Perhaps it hasn’t yet and we just need to accept the new crossover normal and the enormously successful (and reasonably appealing) Puma. All the same, the Focus name will be missed, if for nothing else, as the second-to-last car in Ford’s lineup priced below £30k to start. We'll also miss the simple joy of a low-powered hatch with a manual transmission. Ford dealers will be that much more alien to the Blue Oval faithful without small, stylish, aspirational yet affordable, simple and enjoyable proper hatchbacks in the lineup.
Price and rivals
In November, the Focus will step down from a 27-year battle against long-standing rivals, the Volkswagen Golf and Vauxhall Astra.
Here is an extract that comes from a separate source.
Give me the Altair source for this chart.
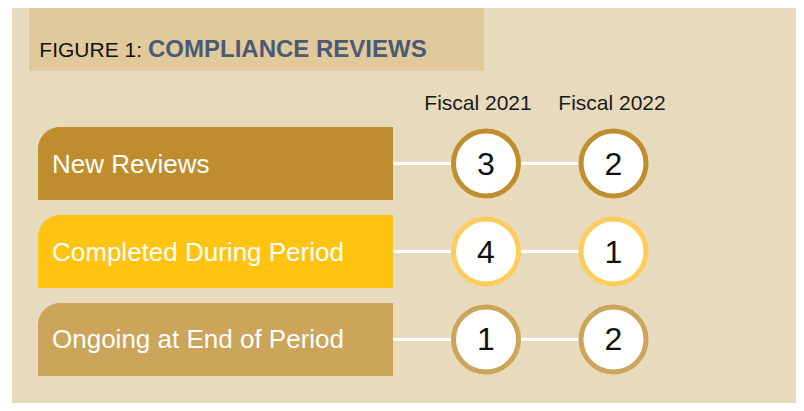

Like the Ford, both have moved with the times, often not for the better, with dwindling powertrain options, ill-conceived and often-infuriating digitisation and slowly climbing prices.
In its final year the Focus’s starting price is over double that of the original, with the base model costing £28,730. That said, it probably comes with three-times the standard equipment. Some things never change – the Astra is still the value proposition starting from £25k. The Golf has traditionally been the higher-quality, more expensive option but given its range remains broad enough to offer a petrol-only entry-level model, it comes in at a lower £28,010 starting price.